$$ \begin{cases} u_{tt}-u_{xx}=sin(m\pi x)sin(\omega t),\quad0<x<1 ,t>0\\ u(x,0)=sin(x),\quad 0\leq x\leq 1\\ u_t(x,0)=1+x, \quad 0\leq x\leq 1\\ u(0,t)=u(1,0)=0,\quad t\geq0 \end{cases} $$
Where $m\in \mathbb{N}, \omega \in \mathbb{R}, \omega\neq m \pi$
For the homognous part I got:
$$u^h(x,t)=\sum_{n=1}^{\infty}sin(n\pi x)[A_ncos(n\pi t)+B_nsin(n\pi t)]$$
Using the first initial condition we get
$$sin x=\sum_{n=1}^{\infty}A_n sin(n\pi x)$$
$$sin x=A_1 sin(\pi x)$$
So it is $A_1=1$ for $x\notin\mathbb{N}$?

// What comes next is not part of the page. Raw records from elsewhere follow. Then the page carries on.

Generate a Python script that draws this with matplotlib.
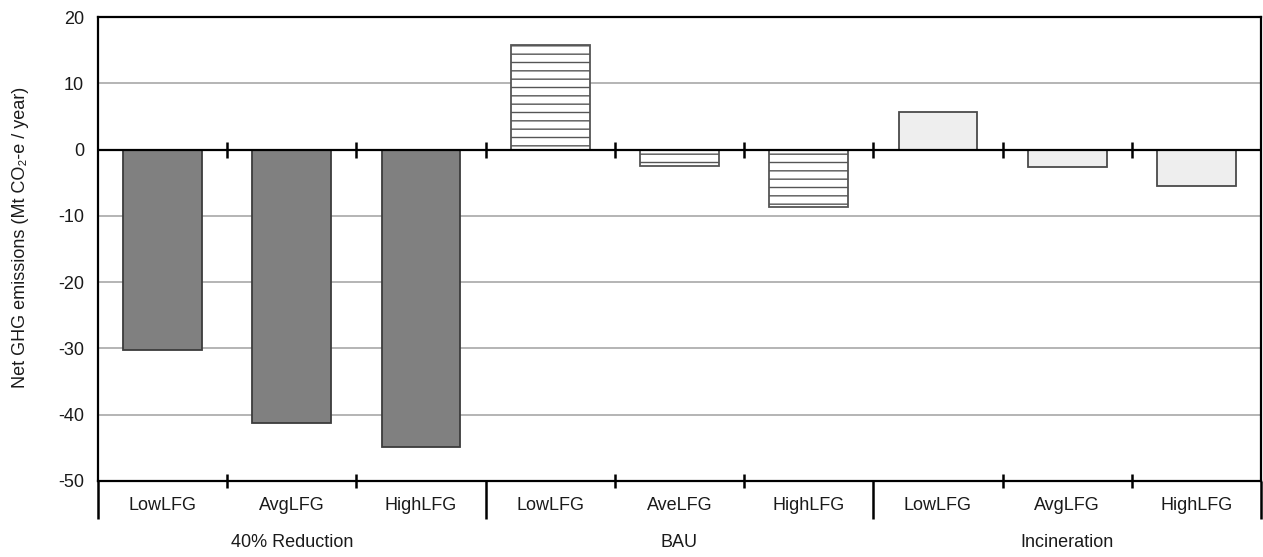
import matplotlib.pyplot as plt
from matplotlib.ticker import FixedLocator

plt.rcParams['font.family'] = ['Liberation Sans', 'DejaVu Sans']
plt.rcParams['hatch.linewidth'] = 1.0
plt.rcParams['axes.unicode_minus'] = False

# chart data
groups = ['40% Reduction', 'BAU', 'Incineration']
categories = ['LowLFG', 'AvgLFG', 'HighLFG',
              'LowLFG', 'AveLFG', 'HighLFG',
              'LowLFG', 'AvgLFG', 'HighLFG']
reduction_40 = [-30.3, -41.2, -44.8]
bau = [15.8, -2.5, -8.6]
incineration = [5.6, -2.7, -5.5]
y_ticks = [-50, -40, -30, -20, -10, 0, 10, 20]

series = [reduction_40, bau, incineration]
styles = [
    dict(facecolor='#808080', edgecolor='#3c3c3c', hatch=None),
    dict(facecolor='white', edgecolor='#555555', hatch='--'),
    dict(facecolor='#eeeeee', edgecolor='#4a4a4a', hatch=None),
]
text_color = '#1a1a1a'
fs = 13

fig = plt.figure(figsize=(12.63, 5.57), dpi=100)
ax = fig.add_axes([98 / 1263, 76 / 557, 1163 / 1263, 464 / 557])

n_per_group = len(categories) // len(groups)
for g, (vals, st) in enumerate(zip(series, styles)):
    xs = [g * n_per_group + i for i in range(len(vals))]
    ax.bar(xs, vals, width=0.61, linewidth=1.3, zorder=3, **st)

ax.set_xlim(-0.5, len(categories) - 0.5)
ax.set_ylim(y_ticks[0], y_ticks[-1])

# gridlines (skip top/bottom, zero drawn separately)
for y in y_ticks[1:-1]:
    if y != 0:
        ax.axhline(y, color='#a8a8a8', lw=1.2, zorder=1)
ax.axhline(0, color='black', lw=1.6, zorder=4)

# small crossing ticks on the zero line at category boundaries
bounds = [i + 0.5 for i in range(len(categories) - 1)]
ax.plot(bounds, [0] * len(bounds), ls='none', marker='|', ms=11,
        mew=1.8, color='black', zorder=5)

for s in ax.spines.values():
    s.set_color('black')
    s.set_linewidth(1.6)

ax.set_yticks(y_ticks)
ax.tick_params(axis='y', length=0, pad=10, labelsize=fs, labelcolor=text_color)

# bottom axis: short ticks at category boundaries, long ones at group edges
group_edges = [g * n_per_group - 0.5 for g in range(len(groups) + 1)]
ax.xaxis.set_major_locator(FixedLocator(group_edges))
ax.xaxis.set_minor_locator(FixedLocator(bounds))
ax.tick_params(axis='x', which='major', direction='out', length=27,
               width=1.8, color='black', labelbottom=False)
ax.tick_params(axis='x', which='minor', direction='inout', length=10,
               width=1.8, color='black')

for i, lab in enumerate(categories):
    ax.annotate(lab, xy=(i, 0), xycoords=('data', 'axes fraction'),
                xytext=(0, -17.5), textcoords='offset points',
                ha='center', va='center', fontsize=fs, color=text_color)
for g, lab in enumerate(groups):
    ax.annotate(lab, xy=(g * n_per_group + (n_per_group - 1) / 2, 0),
                xycoords=('data', 'axes fraction'),
                xytext=(0, -44.5), textcoords='offset points',
                ha='center', va='center', fontsize=fs, color=text_color)

ax.set_ylabel('Net GHG emissions (Mt CO\u2082-e / year)', fontsize=fs,
              color=text_color)
ax.yaxis.set_label_coords(-69 / 1163, 0.526)

fig.savefig('out.png', dpi=100)
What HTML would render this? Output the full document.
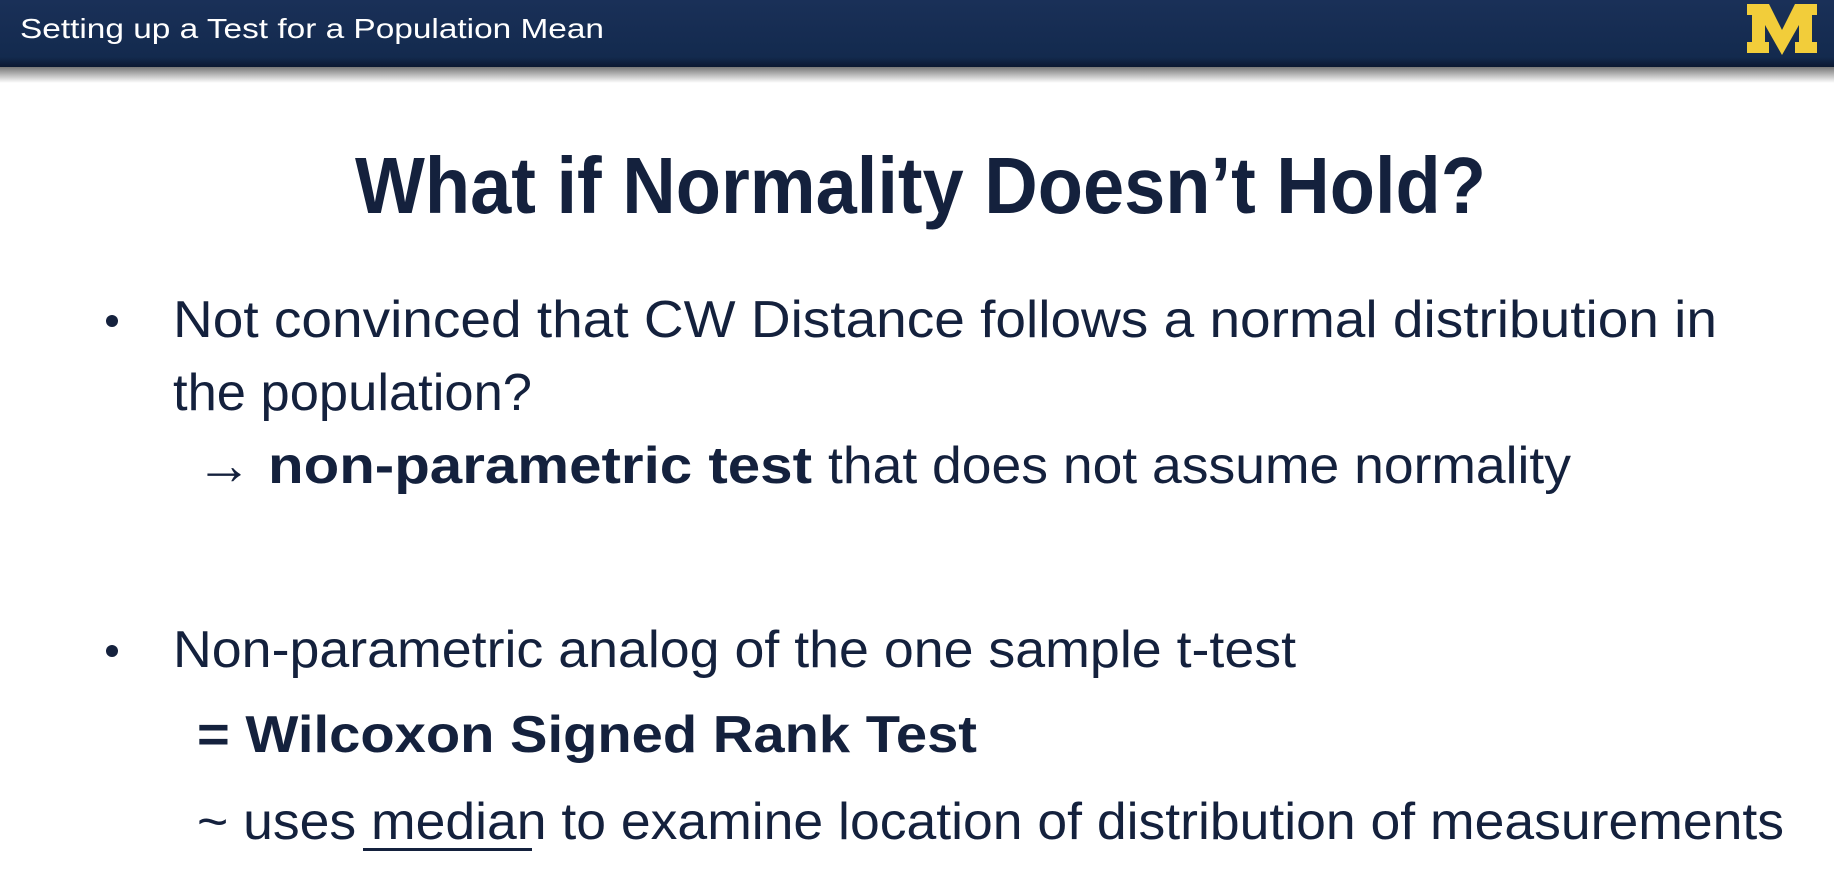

I tried using Fourier coefficents and got the following integral
$$A_n=2\int_{0}^{1}sin(x)sin(n\pi x)dx$$
How can it be integrated?
I would do this:
$$ A_n=2\int_{0}^{1}sin(x)sin(n\pi x)dx = \int_{0}^{1} \left(cos((1 - n\pi)x) - cos((1 + n\pi)x)\right) dx, $$ and take it from there.